HEALTH

Lakewood hopes new lockdown stamps out coronavirus hot spot

BY Brenda Flanagan, Senior Correspondent |

Asher Sternbuch and his young family don’t like Gov. Murphy’s coronavirus lockdown. Almost nobody’s on streets normally bustling with Yeshiva students in Lakewood where the orthodox jewish community’s ratcheted down its normally robust social and religious activity.

On Tuesday, there were a few girls skating in their driveway, and a mom walking her kids.

“Saturday, which is our sabbath, usually kids are playing out in the streets. Everybody was inside,” said restaurant owner Aron Abady.

Abady owns Circa — a restaurant that set up a drive-through station with workers in protective gear — to serve free school meals. People stay inside the bubble of their cars.

“And everybody hopes that we all stay safe. We try to keep social distancing. The state is providing us with the suits and the masks,” he said.

It’s a remarkable turnaround. Last week, Lakewood Police busted two big Jewish weddings with more than 50 people at private homes. This past weekend police reported no incidents at all and deserted streets.

Community leader Moshe Weisberg admitted it took a while for the lockdown message to get through.

“There was a very small amount of that for a very short period of time. Until really everybody spoke with one voice and said this has to stop right now,” Weisberg said.

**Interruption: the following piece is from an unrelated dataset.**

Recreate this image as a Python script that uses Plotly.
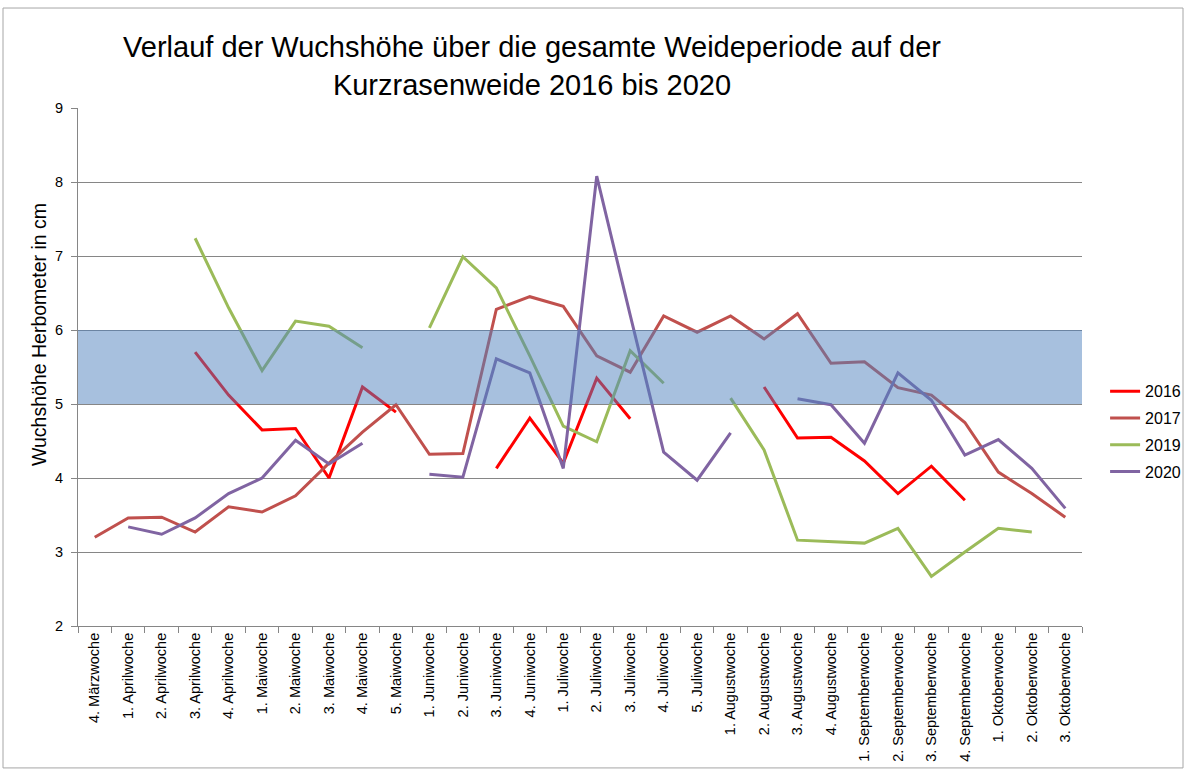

“They just said to everybody — your life is more important than getting together. We can still worship, we can still learn — but you’re going to have to do it at home. And as a result this town shut down almost overnight,” said Lakewood Mayor Ray Coles. “Our police officers took videos over the weekend and I can’t tell you how happy I was on one level to see empty streets and empty parking lots.”

Stern admonitions from rabbis apparently mean more than a summons and possibly $1,000 fine. But the virus may already be circulating in Lakewood. As of Monday, Lakewood had 69 positive cases of COVID-19 — about half the Ocean County total.

“Half the people I know are sick. I know at least five, six, seven full families that are sick, in bed,” Asher said.

The Orthodox community maintains close ties to others in North Jersey and New York — a region where the virus is raging and positive cases can double almost daily, according to national experts.

“We’re finding that 28% of the submitted specimens are positive from that area — where it’s less than 8%  in the rest of the country. So to all my friends and colleagues in New York, this is the group that absolutely needs to social distance,” said Dr. Deborah Birx, response coordinator on the White House’s Coronavirus Task Force .

“I always look forward to Passover — spending time with grandchildren and going places. I have an elderly mother-in-law in Israel, I like spending time with her, and basically all of that’s out of the window,” Weisberg said.

This will be a different kind of Passover.